Nowhere have I found it reported that these were specific to 2015-16, it seems to be an assumption people have made.
I think we understand that it is one handover sheet per shift (could you be given more than 1 sheet?) and she can't possibly have had 257 shifts in one year (a regular 5 day week is about 230 shifts, and nurses on 12 hour shifts average less than a 4 day week) - nor would any of her explanations make any sense at all and would be immediately called out by police/prosecution if she had in fact taken home every single handover sheet for a year while saying she may have taken some home accidentally at times.
One presumes that most of the time she disposed of them before leaving the hospital, sometimes they were forgotten in a pocket or her bag after a shift, it may be that the ones left are not even all the ones she forgot about and she managed to dispose of some at later dates - it certainly doesn't seem like she was stashing them away in a particular place to take out and read over and over.

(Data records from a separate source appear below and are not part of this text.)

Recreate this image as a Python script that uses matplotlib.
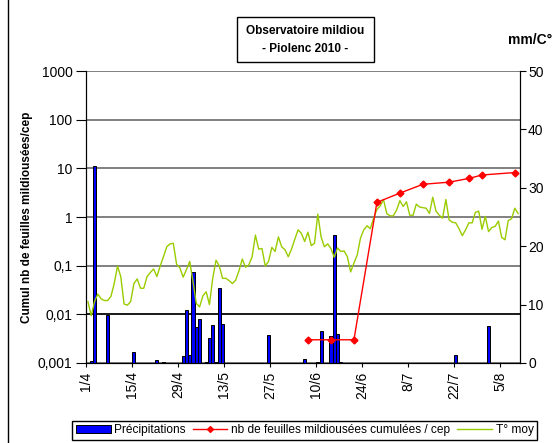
import matplotlib.pyplot as plt
import numpy as np
import pandas as pd
from matplotlib.lines import Line2D
from matplotlib.patches import Patch, Rectangle
from matplotlib.ticker import NullLocator

plt.rcParams['font.family'] = ['Liberation Sans', 'DejaVu Sans']

# saison du 1/4 au 10/8/2010
start = pd.Timestamp('2010-04-01')
n_days = 132

# température moyenne journalière (°C), un point par jour depuis le 1/4
temp = [10.5, 8.1, 10.5, 11.8, 11.0, 10.7, 10.7, 11.4, 13.6, 16.6,
        14.8, 10.1, 9.9, 10.5, 13.6, 14.4, 12.8, 12.8, 14.8, 15.5,
        16.1, 14.8, 16.6, 18.2, 19.9, 20.4, 20.5, 16.9, 16.3, 14.7,
        16.0, 17.4, 13.9, 10.2, 9.6, 11.5, 12.2, 10.0, 14.5, 17.6,
        16.6, 14.5, 14.5, 14.1, 13.6, 14.2, 15.8, 17.8, 16.4, 16.8,
        18.2, 21.9, 19.5, 19.6, 16.6, 17.4, 19.8, 19.1, 21.6, 19.9,
        19.4, 18.2, 19.5, 21.2, 22.8, 22.2, 20.8, 22.4, 20.1, 20.5,
        25.5, 21.6, 19.9, 20.4, 19.6, 18.1, 19.7, 19.1, 19.2, 18.2,
        15.6, 17.1, 18.5, 21.4, 22.8, 23.5, 23.0, 24.8, 26.3, 26.9,
        28.0, 25.6, 25.2, 25.2, 26.2, 27.8, 26.8, 27.6, 25.3, 25.3,
        27.2, 26.7, 26.6, 26.5, 25.6, 28.4, 26.0, 25.3, 24.8, 28.0,
        24.5, 24.1, 24.0, 23.0, 21.8, 22.8, 24.0, 24.0, 25.8, 26.0,
        22.9, 25.1, 22.5, 23.2, 23.4, 24.3, 21.5, 21.1, 24.4, 24.7,
        26.5, 25.6]

# précipitations (mm)
rain_dates = ['2/4', '3/4', '7/4', '15/4', '22/4', '24/4', '30/4', '1/5', '2/5',
              '3/5', '4/5', '5/5', '7/5', '8/5', '9/5', '10/5', '11/5', '12/5',
              '26/5', '6/6', '10/6', '11/6', '14/6', '15/6', '16/6', '17/6',
              '22/7', '1/8']
rain_mm = [0.3, 33.8, 8.2, 1.9, 0.45, 0.25, 1.2, 9.0, 1.4,
           15.5, 6.2, 7.5, 0.2, 4.2, 6.5, 0.2, 12.8, 6.7,
           4.8, 0.7, 0.2, 5.5, 4.6, 21.9, 5.0, 0.2,
           1.3, 6.3]

# cumul feuilles mildiousées / cep
leaf_dates = ['7/6', '14/6', '21/6', '28/6', '5/7', '12/7', '20/7', '26/7', '30/7', '9/8']
leaf_counts = [0.003, 0.003, 0.003, 2.0, 3.1, 4.7, 5.2, 6.2, 7.3, 8.2]

tick_dates = ['1/4', '15/4', '29/4', '13/5', '27/5', '10/6', '24/6', '8/7', '22/7', '5/8']
log_ticks = [0.001, 0.01, 0.1, 1, 10, 100, 1000]
log_labels = ['0,001', '0,01', '0,1', '1', '10', '100', '1000']
right_ticks = [0, 10, 20, 30, 40, 50]


def day(dm):
    d, m = dm.split('/')
    return (pd.Timestamp(2010, int(m), int(d)) - start).days


fig = plt.figure(figsize=(5.55, 4.43), dpi=100)
ax = fig.add_axes([0.1555, 0.1806, 0.781, 0.6591])

# axe gauche (log) : grille
ax.set_yscale('log')
ax.set_ylim(0.001, 1000)
ax.set_yticks(log_ticks)
ax.set_yticklabels(log_labels)
ax.yaxis.set_minor_locator(NullLocator())
ax.grid(axis='y', color='#808080', lw=1.4)
ax.axhline(0.01, color='black', lw=1.1)
ax.set_xlim(0, n_days)
ax.set_xticks([day(t) for t in tick_dates])
ax.set_xticklabels(tick_dates, rotation=90)
ax.tick_params(axis='y', direction='out', length=7, pad=3, labelsize=10)
ax.tick_params(axis='x', direction='out', length=3, pad=3, labelsize=10)
ax.spines['top'].set_visible(False)

# axe droit : précipitations et température
ax2 = ax.twinx()
ax2.set_ylim(0, 50)
ax2.set_yticks(right_ticks)
ax2.tick_params(axis='y', direction='out', length=4, pad=2, labelsize=10)
ax2.spines['top'].set_visible(False)
ax2.bar([day(d) + 0.5 for d in rain_dates], rain_mm, width=0.95,
        color='#0000FF', edgecolor='black', lw=0.7)
ax2.plot(np.arange(n_days) + 0.5, temp, color='#99CC00', lw=1)

# feuilles mildiousées au dessus
ax3 = ax.twinx()
ax3.set_yscale('log')
ax3.set_ylim(0.001, 1000)
ax3.axis('off')
ax3.plot([day(d) + 0.5 for d in leaf_dates], leaf_counts, color='red', lw=1,
         marker='D', ms=3.5)

# titre
fig.patches.append(Rectangle((237 / 555, 1 - 62 / 443), 137 / 555, 45 / 443,
                             transform=fig.transFigure, fill=True, facecolor='white',
                             edgecolor='black', lw=1))
fig.text(305.5 / 555, 1 - 40 / 443, 'Observatoire mildiou\n- Piolenc 2010 -',
         ha='center', va='center', fontsize=8.5, fontweight='bold', linespacing=1.7)
fig.text(552 / 555, 1 - 40 / 443, 'mm/C°', ha='right', va='center',
         fontsize=10, fontweight='bold')
fig.text(27 / 555, 1 - 217 / 443, 'Cumul nb de feuilles mildiousées/cep',
         rotation=90, ha='center', va='center', fontsize=8.5, fontweight='bold')

# bord gauche du graphique
fig.lines.append(Line2D([8 / 555, 8 / 555], [0, 1], transform=fig.transFigure,
                        color='black', lw=1))

handles = [Patch(facecolor='#0000FF', edgecolor='black', lw=0.7),
           Line2D([], [], color='red', lw=1, marker='D', ms=3),
           Line2D([], [], color='#99CC00', lw=1)]
labels = ['Précipitations', 'nb de feuilles mildiousées cumulées / cep', 'T° moy']
leg = fig.legend(handles, labels, loc='center', bbox_to_anchor=(0.549, 0.029),
                 ncol=3, fontsize=8.6, handlelength=2.9, handleheight=0.6,
                 columnspacing=0.6, handletextpad=0.3, borderpad=0.3,
                 fancybox=False, edgecolor='black', framealpha=1)
leg.get_frame().set_linewidth(1)

fig.savefig('out.png', dpi=100)
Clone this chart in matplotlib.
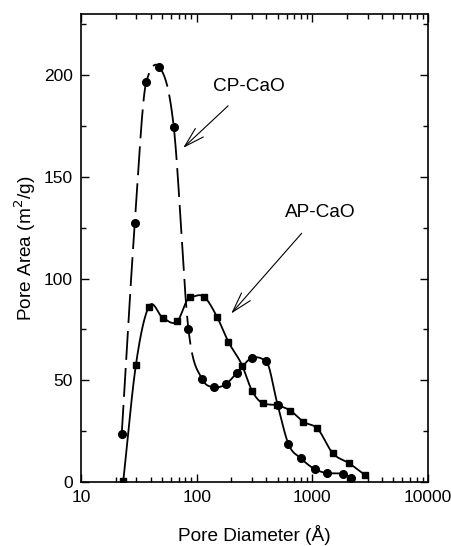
import numpy as np
import matplotlib
matplotlib.use("Agg")
import matplotlib.pyplot as plt
from matplotlib.ticker import FixedLocator, NullFormatter

plt.rcParams['font.family'] = ['Liberation Sans', 'DejaVu Sans']

# CP-CaO (circles)
cp_d = [22.5, 29.2, 36.6, 47.3, 63.4, 84.9, 111.7, 141, 177.6, 222.7, 300.5, 397,
        501, 620, 798, 1047, 1341, 1829, 2176]
cp_a = [23.7, 127.5, 196.4, 204.1, 174.4, 75.0, 50.6, 46.6, 48.0, 53.6, 61.0, 59.5,
        37.9, 18.8, 11.6, 6.4, 4.4, 4.1, 2.1]
cp_dash_end = 111.7  # curve drawn dashed up to this diameter, solid after

# AP-CaO (squares)
ap_d = [23.2, 29.8, 38.5, 51.3, 67.8, 87.3, 116, 150.4, 188.4, 247.6, 300.5, 374,
        494, 645, 836, 1105, 1499, 2080, 2860]
ap_a = [0.5, 57.4, 86.1, 80.5, 78.9, 90.7, 91.0, 81.0, 68.8, 57.2, 44.9, 38.7,
        37.7, 35.1, 29.6, 26.3, 14.2, 9.2, 3.4]

x_ticks = [10, 100, 1000, 10000]
y_ticks = [0, 50, 100, 150, 200]


def smooth(xs, ys, n=24):
    """Cubic Hermite curve through the points in log-x space (rendering only)."""
    x = np.log10(np.asarray(xs, float))
    y = np.asarray(ys, float)
    h = np.diff(x)
    d = np.diff(y) / h
    m = np.zeros_like(y)
    m[0], m[-1] = d[0], d[-1]
    for i in range(1, len(y) - 1):
        mi = (d[i - 1] * h[i] + d[i] * h[i - 1]) / (h[i - 1] + h[i])
        if d[i - 1] * d[i] > 0:
            lim = 3 * min(abs(d[i - 1]), abs(d[i]))
            mi = np.sign(mi) * min(abs(mi), lim)
        m[i] = mi
    ox, oy = [], []
    for i in range(len(h)):
        t = np.linspace(0, 1, n, endpoint=False)
        h00 = 2 * t ** 3 - 3 * t ** 2 + 1
        h10 = t ** 3 - 2 * t ** 2 + t
        h01 = -2 * t ** 3 + 3 * t ** 2
        h11 = t ** 3 - t ** 2
        ox.append(x[i] + t * h[i])
        oy.append(h00 * y[i] + h10 * h[i] * m[i] + h01 * y[i + 1] + h11 * h[i] * m[i + 1])
    ox.append([x[-1]])
    oy.append([y[-1]])
    return 10 ** np.concatenate(ox), np.concatenate(oy)


fig = plt.figure(figsize=(4.51, 5.46), dpi=100)
ax = fig.add_axes([81 / 451, 64 / 546, 347 / 451, 468 / 546])
ax.set_xscale('log')

lw = 1.3
# CP-CaO: dashed part then solid part
sx, sy = smooth(cp_d, cp_a)
k = int(np.searchsorted(sx, cp_dash_end * 0.9999))
ax.plot(sx[:k + 1], sy[:k + 1], color='black', lw=lw, ls=(0, (16, 4.5)))
ax.plot(sx[k:], sy[k:], color='black', lw=lw)
ax.plot(cp_d, cp_a, 'o', color='black', ms=5.5, ls='none')

# AP-CaO
sx, sy = smooth(ap_d, ap_a)
ax.plot(sx, sy, color='black', lw=lw)
ax.plot(ap_d, ap_a, 's', color='black', ms=5, ls='none')

ax.set_xlim(10, 10000)
ax.set_ylim(0, 230)
ax.set_xticks(x_ticks)
ax.set_xticklabels([str(v) for v in x_ticks])
ax.xaxis.set_minor_locator(FixedLocator([m * 10 ** e for e in range(1, 4) for m in range(2, 10)]))
ax.xaxis.set_minor_formatter(NullFormatter())
ax.set_yticks(y_ticks)
ax.yaxis.set_minor_locator(FixedLocator([25, 75, 125, 175, 225]))

ax.tick_params(which='both', direction='in', top=True, right=True, labelsize=12.5, width=1)
ax.tick_params(which='major', length=6, pad=6)
ax.tick_params(which='minor', length=3.5)
for s in ax.spines.values():
    s.set_linewidth(1.2)

ax.set_xlabel('Pore Diameter (Å)', fontsize=13.7, labelpad=14)
ax.set_ylabel('Pore Area (m$^2$/g)', fontsize=13.7, labelpad=4)

arrow_style = '->,head_length=0.66,head_width=0.19'
ax.annotate('CP-CaO', xy=(76.4, 164.2), xytext=(285, 194.6), fontsize=13.7,
            ha='center', va='center',
            arrowprops=dict(arrowstyle=arrow_style, color='black', lw=0.8,
                            shrinkA=9, shrinkB=0, mutation_scale=22))
ax.annotate('AP-CaO', xy=(199, 82.8), xytext=(1161, 132.4), fontsize=13.7,
            ha='center', va='center',
            arrowprops=dict(arrowstyle=arrow_style, color='black', lw=0.8,
                            shrinkA=9, shrinkB=0, mutation_scale=22))

fig.savefig('out.png', dpi=100)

This all happened on one particular shift, no? I wouldn't characterise that as representative of a pattern of behaviour.
And this is evidence of what exactly? Seems the sort of reaction one might easily encounter regardless of whether everything was done correctly, sometimes you do everything correctly but someone else didn't prepare the relative for what was to come, sometimes good doctors and nurses say the wrong thing.
Same event as above or a second time this occurred?
This happens often, I was advised by my colleagues to take a break last week, I routinely advise colleagues to take a break. I assume this is the "I know my own feelings" abrupt response? I imagine everyone on the team was advised at times to take a break, sometimes they did, sometimes they didn't, the main difference is we haven't been scrutinising them for 6 months and 6 years before that. We don't seem to have this over and over again, and there was no real sign that anyone felt she was doing a less than excellent job (except the consultants) until it all came to a head.
Have followed pretty closely, just not constantly. Kept apprised of the evidence, but not really followed the discussion since about child E or F or something, just dipped in and out - sorry if that wasn't clear.
I don't think apart from the massive trawling operation, it amounts to anything out of the ordinary. When you take snippets out of context from over a year and put them all together and frame them the way the prosecution has, it looks like a lot more than it is and I'm sure they could do the same for almost every nurse that worked there, even if it looked a bit different.
I think under different circumstances, if the 257 handover notes came to light, they might be forced to act in some way on that, but I also think you'd be able to find other people with similar accumulated volumes that they've never gotten round to disposing of. Certainly would cause quite a problem if you fired everyone who'd brought home handover notes 257 or more times over several years - though I'd expect in most cases they'd have been properly disposed of.